(Charts and diagrams as code)
····················
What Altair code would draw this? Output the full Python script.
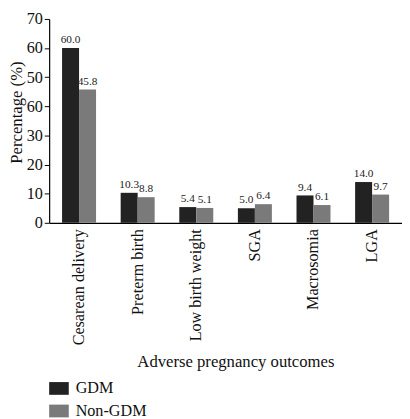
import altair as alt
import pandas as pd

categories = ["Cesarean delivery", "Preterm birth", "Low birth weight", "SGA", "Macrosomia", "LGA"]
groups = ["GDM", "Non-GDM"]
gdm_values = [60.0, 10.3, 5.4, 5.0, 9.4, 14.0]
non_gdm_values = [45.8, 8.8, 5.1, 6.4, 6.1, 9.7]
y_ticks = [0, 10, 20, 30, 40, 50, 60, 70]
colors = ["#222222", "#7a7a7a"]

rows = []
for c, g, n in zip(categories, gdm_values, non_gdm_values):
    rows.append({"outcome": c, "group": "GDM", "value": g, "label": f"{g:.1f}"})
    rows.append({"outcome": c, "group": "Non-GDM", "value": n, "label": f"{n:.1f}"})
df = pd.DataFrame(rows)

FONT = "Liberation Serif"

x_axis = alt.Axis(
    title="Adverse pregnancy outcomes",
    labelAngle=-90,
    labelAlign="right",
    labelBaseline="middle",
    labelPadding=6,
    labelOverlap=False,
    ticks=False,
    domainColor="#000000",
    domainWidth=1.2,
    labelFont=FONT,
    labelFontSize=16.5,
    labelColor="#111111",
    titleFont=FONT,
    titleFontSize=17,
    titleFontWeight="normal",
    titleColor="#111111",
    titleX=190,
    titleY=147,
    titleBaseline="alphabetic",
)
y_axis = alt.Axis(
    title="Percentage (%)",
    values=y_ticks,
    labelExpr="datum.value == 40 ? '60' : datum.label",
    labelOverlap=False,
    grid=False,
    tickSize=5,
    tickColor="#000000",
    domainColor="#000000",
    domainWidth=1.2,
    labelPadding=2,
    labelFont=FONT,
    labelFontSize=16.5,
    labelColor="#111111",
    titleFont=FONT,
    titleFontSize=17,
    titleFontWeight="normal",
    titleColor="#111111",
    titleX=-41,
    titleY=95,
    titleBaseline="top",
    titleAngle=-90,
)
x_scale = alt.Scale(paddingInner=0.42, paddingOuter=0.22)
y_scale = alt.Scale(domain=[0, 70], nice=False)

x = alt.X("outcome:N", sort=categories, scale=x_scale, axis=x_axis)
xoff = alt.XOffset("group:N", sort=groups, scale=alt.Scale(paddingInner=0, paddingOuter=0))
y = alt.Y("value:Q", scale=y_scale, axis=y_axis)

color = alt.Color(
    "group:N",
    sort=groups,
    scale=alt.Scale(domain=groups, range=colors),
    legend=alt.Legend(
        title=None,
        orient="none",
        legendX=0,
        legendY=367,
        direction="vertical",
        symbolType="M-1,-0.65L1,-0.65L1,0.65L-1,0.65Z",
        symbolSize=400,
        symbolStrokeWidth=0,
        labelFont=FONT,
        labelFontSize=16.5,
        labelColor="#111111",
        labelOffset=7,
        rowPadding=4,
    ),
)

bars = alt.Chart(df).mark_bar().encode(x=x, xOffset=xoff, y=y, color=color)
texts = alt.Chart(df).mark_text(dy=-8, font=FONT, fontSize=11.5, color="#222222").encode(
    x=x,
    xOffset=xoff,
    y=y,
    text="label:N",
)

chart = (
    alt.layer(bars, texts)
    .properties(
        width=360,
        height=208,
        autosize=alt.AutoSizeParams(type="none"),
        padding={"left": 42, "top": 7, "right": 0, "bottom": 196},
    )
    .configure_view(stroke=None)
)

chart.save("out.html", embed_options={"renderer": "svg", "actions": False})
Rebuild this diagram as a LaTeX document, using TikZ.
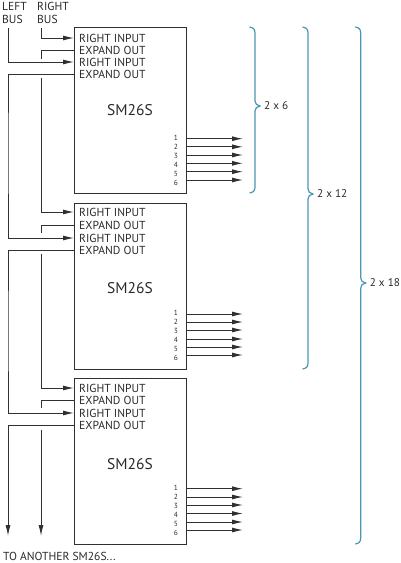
····················
Do this: Retype all entries exactly as they appear, dropping the images.

Exercise response:
What Altair code would draw this? Output the full Python script.
import altair as alt
import pandas as pd

categories = ["Cesarean delivery", "Preterm birth", "Low birth weight", "SGA", "Macrosomia", "LGA"]
groups = ["GDM", "Non-GDM"]
gdm_values = [60.0, 10.3, 5.4, 5.0, 9.4, 14.0]
non_gdm_values = [45.8, 8.8, 5.1, 6.4, 6.1, 9.7]
y_ticks = [0, 10, 20, 30, 40, 50, 60, 70]
colors = ["#222222", "#7a7a7a"]

rows = []
for c, g, n in zip(categories, gdm_values, non_gdm_values):
    rows.append({"outcome": c, "group": "GDM", "value": g, "label": f"{g:.1f}"})
    rows.append({"outcome": c, "group": "Non-GDM", "value": n, "label": f"{n:.1f}"})
df = pd.DataFrame(rows)

FONT = "Liberation Serif"

x_axis = alt.Axis(
    title="Adverse pregnancy outcomes",
    labelAngle=-90,
    labelAlign="right",
    labelBaseline="middle",
    labelPadding=6,
    labelOverlap=False,
    ticks=False,
    domainColor="#000000",
    domainWidth=1.2,
    labelFont=FONT,
    labelFontSize=16.5,
    labelColor="#111111",
    titleFont=FONT,
    titleFontSize=17,
    titleFontWeight="normal",
    titleColor="#111111",
    titleX=190,
    titleY=147,
    titleBaseline="alphabetic",
)
y_axis = alt.Axis(
    title="Percentage (%)",
    values=y_ticks,
    labelExpr="datum.value == 40 ? '60' : datum.label",
    labelOverlap=False,
    grid=False,
    tickSize=5,
    tickColor="#000000",
    domainColor="#000000",
    domainWidth=1.2,
    labelPadding=2,
    labelFont=FONT,
    labelFontSize=16.5,
    labelColor="#111111",
    titleFont=FONT,
    titleFontSize=17,
    titleFontWeight="normal",
    titleColor="#111111",
    titleX=-41,
    titleY=95,
    titleBaseline="top",
    titleAngle=-90,
)
x_scale = alt.Scale(paddingInner=0.42, paddingOuter=0.22)
y_scale = alt.Scale(domain=[0, 70], nice=False)

x = alt.X("outcome:N", sort=categories, scale=x_scale, axis=x_axis)
xoff = alt.XOffset("group:N", sort=groups, scale=alt.Scale(paddingInner=0, paddingOuter=0))
y = alt.Y("value:Q", scale=y_scale, axis=y_axis)

color = alt.Color(
    "group:N",
    sort=groups,
    scale=alt.Scale(domain=groups, range=colors),
    legend=alt.Legend(
        title=None,
        orient="none",
        legendX=0,
        legendY=367,
        direction="vertical",
        symbolType="M-1,-0.65L1,-0.65L1,0.65L-1,0.65Z",
        symbolSize=400,
        symbolStrokeWidth=0,
        labelFont=FONT,
        labelFontSize=16.5,
        labelColor="#111111",
        labelOffset=7,
        rowPadding=4,
    ),
)

bars = alt.Chart(df).mark_bar().encode(x=x, xOffset=xoff, y=y, color=color)
texts = alt.Chart(df).mark_text(dy=-8, font=FONT, fontSize=11.5, color="#222222").encode(
    x=x,
    xOffset=xoff,
    y=y,
    text="label:N",
)

chart = (
    alt.layer(bars, texts)
    .properties(
        width=360,
        height=208,
        autosize=alt.AutoSizeParams(type="none"),
        padding={"left": 42, "top": 7, "right": 0, "bottom": 196},
    )
    .configure_view(stroke=None)
)

chart.save("out.html", embed_options={"renderer": "svg", "actions": False})
Rebuild this diagram as a LaTeX document, using TikZ.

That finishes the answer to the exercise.